ビデオで見た仁左衛門や孝夫のは紫のフクサに刀を包み、
包んだ形で刀を眺める見た目の良さがある。今回のは
フクサでなく、半紙に刀を包んでいたものでリアルである。
 雀右衛門の顔世は、悲しさがあってよかった。
 気になったのは、由良之助と家臣たちは裸足、原(菊蔵)
だけ足袋を履いている…なぜか。
 市蔵の九太夫ほか。


道行

 雀右衛門のお軽が生娘ぽく、踊りに説得力あって、死を
覚悟する勘平を止めるところが良かった。
 菊五郎の勘平は姿が良く色男で、お軽と並んだ姿もきれい。
お軽を守る姿は色にふけったという後の台詞が活きる感じ。
 八十助の伴内に関心。踊り巧者とあって柔らかく、愛嬌が
にじみでている。登場の際の清元の節で台詞を言うところは
笑わせくれた。当たり芸か…細部まで行き届く愛嬌でサービス
精神旺盛だ。道行の後半はこの人一人で華やかに盛り上がる。


(回顧)

 3泊4日でスキーに出かけて帰って来た翌日に見に行く。
思い立ったが吉日で体痛い、疲れ溜まっている中、足を運ぶ。
 新聞評を読んで、梅幸さんの当たり役判官見たさであった。
体を押して行ったかいがあった。
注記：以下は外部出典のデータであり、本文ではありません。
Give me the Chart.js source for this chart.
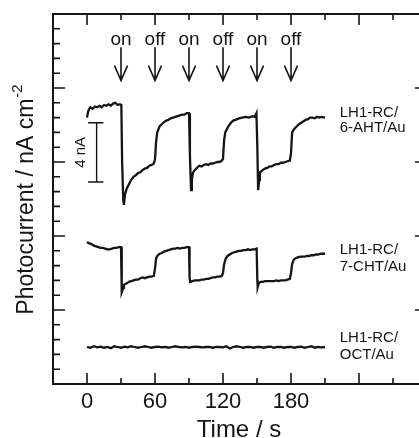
<!DOCTYPE html>
<html>
<head>
<meta charset="utf-8">
<script src="https://cdn.jsdelivr.net/npm/chart.js@4"></script>
<style>
  body { margin: 0; background: #fff; overflow: hidden; }
  #wrap { width: 440px; height: 438px; }
</style>
</head>
<body>
<div id="wrap"><canvas id="myChart"></canvas></div>
<script>
// LH1-RC/6-AHT/Au
const ahtTime = [0,1,2,3,5,7,9,11,13,15,17,19,21,23,25,27,29,30.3,31,32,32.6,33.5,35,37,39,41,43,45,47,49,51,53,55,57,59,
  60,61,62,64,66,68,70,72,74,76,78,80,82,84,86,88,90,90.8,91.8,92.5,93.6,95,97,99,101,103,105,107,109,111,113,115,117,119,
  120,121,122,124.6,127,129,131,134,137,140,143,146,148,149.5,150.3,151,152,152.6,155,157,159,161,163,165,167,169,171,173,175,177,179,
  180,181,183,185,187,189,191,193,195,197,199,201,203,205,207,210];
const ahtCurrent = [18.0,18.4,18.6,18.7,18.6,18.75,18.7,18.8,18.7,18.85,18.8,18.9,18.8,18.95,19.0,18.85,18.9,18.85,15.0,12.4,12.1,12.8,13.2,13.5,13.8,14.0,14.1,14.25,14.3,14.45,14.55,14.6,14.75,14.8,14.9,
  15.2,16.4,17.0,17.4,17.55,17.7,17.8,17.85,17.95,18.0,18.05,18.1,18.15,18.2,18.2,18.3,18.3,15.5,13.1,13.8,14.3,14.45,14.6,14.75,14.7,14.8,14.85,14.8,14.9,14.9,14.95,15.0,15.0,15.1,
  15.2,16.5,17.0,17.4,17.65,17.8,17.85,17.95,18.0,18.05,18.0,18.1,18.05,18.3,16.0,13.1,13.8,14.3,14.45,14.55,14.6,14.7,14.7,14.8,14.85,14.85,14.95,14.95,15.0,15.05,15.1,
  15.6,17.0,17.25,17.4,17.55,17.65,17.75,17.85,17.9,18.0,18.0,17.95,18.05,18.0,18.05,18.0];

// LH1-RC/7-CHT/Au
const chtTime = [0,2,4,6,8,10,12,14,16,18,20,22,24,26,28,30,30.5,30.8,32,32.6,35,37,39,41,43,45,47,49,51,53,55,57,59,
  60,61,62,64,66,68,70,72,74,76,78,80,82,84,86,88,90,90.5,91,93,95,97,99,101,103,105,107,109,111,113,115,117,119,
  120,121,122.5,124,126,128,130,132,134,136,138,140,142,144,146,148,149.7,150.3,150.6,151.5,153,155,157,159,161,163,165,167,169,171,173,175,177,179,
  180,181,182.5,184,186,188,190,192,194,196,198,200,202,204,206,208,210];
const chtCurrent = [9.6,9.5,9.45,9.35,9.3,9.25,9.2,9.2,9.15,9.1,9.1,9.15,9.2,9.2,9.25,9.25,7.0,6.2,6.5,6.7,6.8,6.9,6.95,7.0,7.05,7.05,7.15,7.2,7.15,7.2,7.25,7.25,7.3,
  7.8,8.5,8.65,8.8,8.85,8.95,9.0,9.05,9.1,9.15,9.15,9.2,9.15,9.2,9.2,9.25,9.25,7.2,6.9,6.95,7.0,7.0,7.0,7.05,7.05,7.1,7.1,7.15,7.2,7.2,7.25,7.25,7.3,
  7.5,8.1,8.5,8.65,8.75,8.85,8.9,8.95,9.0,9.0,9.05,9.05,9.1,9.05,9.1,9.1,9.15,7.0,6.55,6.8,6.9,6.9,6.95,6.95,6.95,6.95,6.95,7.0,6.95,7.0,7.0,7.0,7.05,7.1,
  7.5,8.1,8.4,8.5,8.55,8.6,8.6,8.6,8.65,8.65,8.7,8.7,8.75,8.75,8.8,8.8,8.8];

// LH1-RC/OCT/Au
const octTime = [0,3,6,9,12,15,18,21,24,27,30,33,36,39,42,45,48,51,54,57,60,63,66,69,72,75,78,81,84,87,90,93,96,99,102,105,
  108,111,114,117,120,123,126,129,132,135,138,141,144,147,150,153,156,159,162,165,168,171,174,177,180,183,186,189,192,195,198,201,204,207,210];
const octCurrent = [2.5,2.45,2.55,2.48,2.52,2.45,2.5,2.42,2.55,2.5,2.45,2.52,2.48,2.55,2.5,2.45,2.5,2.55,2.5,2.45,2.5,2.52,2.48,2.5,2.45,2.5,2.55,2.5,2.48,2.5,2.45,2.5,2.52,2.5,2.48,2.5,
  2.5,2.45,2.5,2.5,2.48,2.55,2.4,2.5,2.55,2.5,2.45,2.5,2.5,2.45,2.5,2.5,2.45,2.5,2.52,2.45,2.5,2.5,2.45,2.5,2.5,2.45,2.5,2.52,2.45,2.5,2.55,2.45,2.5,2.48,2.5];

const xTickLabels = [0, 60, 120, 180];
const xMajorTicks = [0, 60, 120, 180, 240];
const xMinorTicks = [30, 90, 150, 210, 270];
const yMajorTicks = [5, 10, 15, 20];
const yMinorTicks = [1,2,3,4,6,7,8,9,11,12,13,14,16,17,18,19,21,22,23,24];

const lightTimes = [30, 60, 90, 120, 150, 180];
const lightLabels = ['on', 'off', 'on', 'off', 'on', 'off'];

const sampleNames = [['LH1-RC/', '6-AHT/Au'], ['LH1-RC/', '7-CHT/Au'], ['LH1-RC/', 'OCT/Au']];
const sampleLabelY = [[18.3, 17.3], [9.05, 7.9], [3.1, 1.96]];

const FONT = '"Liberation Sans", Arial, sans-serif';
const INK = '#151515';

const toPoints = (ts, vs) => ts.map((t, i) => ({x: t, y: vs[i]}));

const decorations = {
  id: 'decorations',
  afterDraw(chart) {
    const c = chart.ctx;
    const a = chart.chartArea;
    const xs = chart.scales.x;
    const ys = chart.scales.y;
    c.save();
    c.strokeStyle = INK;
    c.fillStyle = INK;

    // ticks (inward, all four sides)
    c.lineWidth = 1.6;
    const vtick = (v, len) => {
      const px = xs.getPixelForValue(v);
      c.beginPath();
      c.moveTo(px, a.bottom); c.lineTo(px, a.bottom - len);
      c.moveTo(px, a.top); c.lineTo(px, a.top + len);
      c.stroke();
    };
    const htick = (v, len) => {
      const py = ys.getPixelForValue(v);
      c.beginPath();
      c.moveTo(a.left, py); c.lineTo(a.left + len, py);
      c.moveTo(a.right, py); c.lineTo(a.right - len, py);
      c.stroke();
    };
    xMajorTicks.forEach(v => vtick(v, 11));
    xMinorTicks.forEach(v => vtick(v, 6));
    yMajorTicks.forEach(v => htick(v, 12));
    yMinorTicks.forEach(v => htick(v, 7));

    // frame
    c.lineWidth = 2;
    c.strokeRect(a.left, a.top, a.right - a.left, a.bottom - a.top);

    // x tick labels
    c.font = '22px ' + FONT;
    c.textAlign = 'center';
    c.textBaseline = 'alphabetic';
    xTickLabels.forEach(v => c.fillText(String(v), xs.getPixelForValue(v), a.bottom + 24));

    // x title
    c.font = '24px ' + FONT;
    c.fillText('Time / s', (a.left + a.right) / 2 - 1, 437);

    // y title with superscript
    c.save();
    c.translate(27, 200);
    c.rotate(-Math.PI / 2);
    c.font = '23px ' + FONT;
    const main = 'Photocurrent / nA cm';
    const wMain = c.measureText(main).width;
    c.font = '15px ' + FONT;
    const wSup = c.measureText('-2').width;
    const start = -(wMain + wSup) / 2;
    c.textAlign = 'left';
    c.textBaseline = 'middle';
    c.font = '23px ' + FONT;
    c.fillText(main, start, 0);
    c.font = '15px ' + FONT;
    c.fillText('-2', start + wMain + 1, -9);
    c.restore();

    // on/off labels and arrows
    c.font = '19px ' + FONT;
    c.textAlign = 'center';
    c.textBaseline = 'alphabetic';
    c.lineWidth = 1.6;
    lightTimes.forEach((t, i) => {
      const px = xs.getPixelForValue(t);
      c.fillText(lightLabels[i], px, 45);
      const top = ys.getPixelForValue(22.75);
      const tip = ys.getPixelForValue(20.5);
      c.beginPath();
      c.moveTo(px, top); c.lineTo(px, tip);
      c.moveTo(px - 6.5, tip - 15); c.lineTo(px, tip); c.lineTo(px + 6.5, tip - 15);
      c.stroke();
    });

    // sample labels
    c.font = '15px ' + FONT;
    c.textAlign = 'left';
    c.textBaseline = 'middle';
    const lx = xs.getPixelForValue(223);
    sampleNames.forEach((lines, i) => {
      lines.forEach((s, j) => c.fillText(s, lx, ys.getPixelForValue(sampleLabelY[i][j])));
    });

    // 4 nA scale bar
    const bx = xs.getPixelForValue(8.5);
    const b0 = ys.getPixelForValue(13.65);
    const b1 = ys.getPixelForValue(17.65);
    const cl = xs.getPixelForValue(1);
    const cr = xs.getPixelForValue(14.5);
    c.lineWidth = 1.4;
    c.beginPath();
    c.moveTo(bx, b0); c.lineTo(bx, b1);
    c.moveTo(cl, b0); c.lineTo(cr, b0);
    c.moveTo(cl, b1); c.lineTo(cr, b1);
    c.stroke();
    c.save();
    c.translate(xs.getPixelForValue(-5.5), (b0 + b1) / 2);
    c.rotate(-Math.PI / 2);
    c.font = '15px ' + FONT;
    c.textAlign = 'center';
    c.textBaseline = 'middle';
    c.fillText('4 nA', 0, 0);
    c.restore();

    c.restore();
  }
};

const lineStyle = {
  borderColor: INK,
  borderWidth: 2.3,
  pointRadius: 0,
  tension: 0,
  fill: false
};

new Chart(document.getElementById('myChart'), {
  type: 'line',
  data: {
    datasets: [
      Object.assign({label: '6-AHT', data: toPoints(ahtTime, ahtCurrent)}, lineStyle),
      Object.assign({label: '7-CHT', data: toPoints(chtTime, chtCurrent)}, lineStyle),
      Object.assign({label: 'OCT', data: toPoints(octTime, octCurrent)}, lineStyle)
    ]
  },
  options: {
    responsive: true,
    maintainAspectRatio: false,
    animation: false,
    layout: { padding: { left: 53, right: 13, top: 14, bottom: 54 } },
    plugins: { legend: { display: false }, tooltip: { enabled: false } },
    scales: {
      x: { type: 'linear', min: -30, max: 300, display: false },
      y: { type: 'linear', min: 0, max: 25, display: false }
    }
  },
  plugins: [decorations]
});
</script>
</body>
</html>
最後の判官だったから。
師直は羽左衛門とのコンビだし…今思うと貴重である。
 夜の部のときも書いたが、菊五郎劇団が脇に揃い、細部まで
役が行き届いている雰囲気だったと思う。
 昼は梅幸さん、羽左衛門さんのほか、八十助さんの伴内が
インパクトが強かった。確か最後の幕を引く姿の舞台写真を
買ってしまったと思う。
 忠臣蔵の通しは一通り見てまずは満足…。
あわせて九段目や天野屋利兵衛、二段目など見てみたいと
思ったことも…前述したが、違う役者で各々の役が見たいと
思った時期でもあった。
 一度見たからかもしれないが、「もうやるの?」という
歌舞伎興行サークルを感じることもあった。